The Ugly Truth About Aesthetic-First Design
After fifteen years in the web consultancy trenches, I have seen hundreds of agencies and startups fall into the same trap: they build websites for awards, not for bank accounts. We are obsessed with parallax scrolling, custom cursors, and oversized typography that looks stunning on a 27-inch iMac but fails to convert a single visitor. If your primary goal is to win design accolades, stop reading. If your goal is to generate revenue, you need to hear some uncomfortable truths.
1. Performance Is Your Primary Design Element
In the consulting world, we often hear clients demand ‘high-end animations.’ I tell them no. Every animation adds cognitive load and latency. Studies consistently show that a one-second delay in page load time can cause a 7% drop in conversions. Your design should be invisible. Use tools like Lighthouse and WebPageTest to audit your site. If your site takes longer than two seconds to become interactive, your design is fundamentally flawed, no matter how ‘on-brand’ the aesthetic is.
2. Standardize Your UX Patterns
Creativity is often the enemy of usability. When you invent a new way to navigate a menu or a unique gesture to open a drawer, you force the user to relearn how to interact with the internet. This is called ‘cognitive friction.’ Keep your navigation where people expect it, keep your CTA buttons high-contrast and static, and use standard input forms. Users have thousands of hours of muscle memory; do not disrupt it for the sake of being ‘innovative.’
Practical Growth Strategies
- Implement Heatmap Analysis: Before you change a single pixel, install Hotjar or Microsoft Clarity. Watch the session recordings. You will likely find that 90% of your users never scroll past the fold. Stop putting your vital information in the footer.
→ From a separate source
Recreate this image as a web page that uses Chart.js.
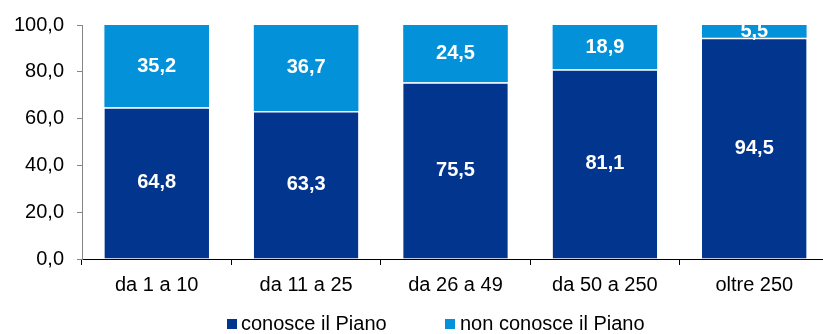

- A/B Test Everything via Optimizely: Stop arguing about button colors in meetings. Run a split test. Data-driven design removes ego from the process.
- Adopt a Headless CMS approach: Use Contentful or Sanity to decouple your content from your presentation layer. This allows for faster iterations and better performance optimization without needing a full site redeploy every time you change a headline.
3. Content Hierarchy Trumps Visual Flair
Most designers start with a mood board; I start with a content wireframe. If you cannot explain your value proposition in a black-and-white text document, no amount of ‘sleek design’ will save you. Follow the AIDA model (Attention, Interest, Desire, Action) and ensure your web architecture reflects this. Your H1 should address the user’s pain point directly, not just showcase your brand personality.
4. Stop Using Stock Imagery
If I see another generic ‘team shaking hands’ stock photo, I will scream. High-converting sites use authentic, messy, real-world photography. If you are a B2B SaaS company, show the dashboard. If you are a consultancy, show your team in their natural, unposed environment. Authentic imagery builds trust, and trust is the highest currency on the web today.
The Bottom Line
Web design is not art; it is digital engineering. You are building a sales machine that operates twenty-four hours a day. If your site is not functioning as a top-tier salesperson, it is an expense, not an asset. Cut the bloat, prioritize speed, lean into standard UI patterns, and let the data dictate your creative decisions. Your designers might hate this advice, but your investors will love your ROI.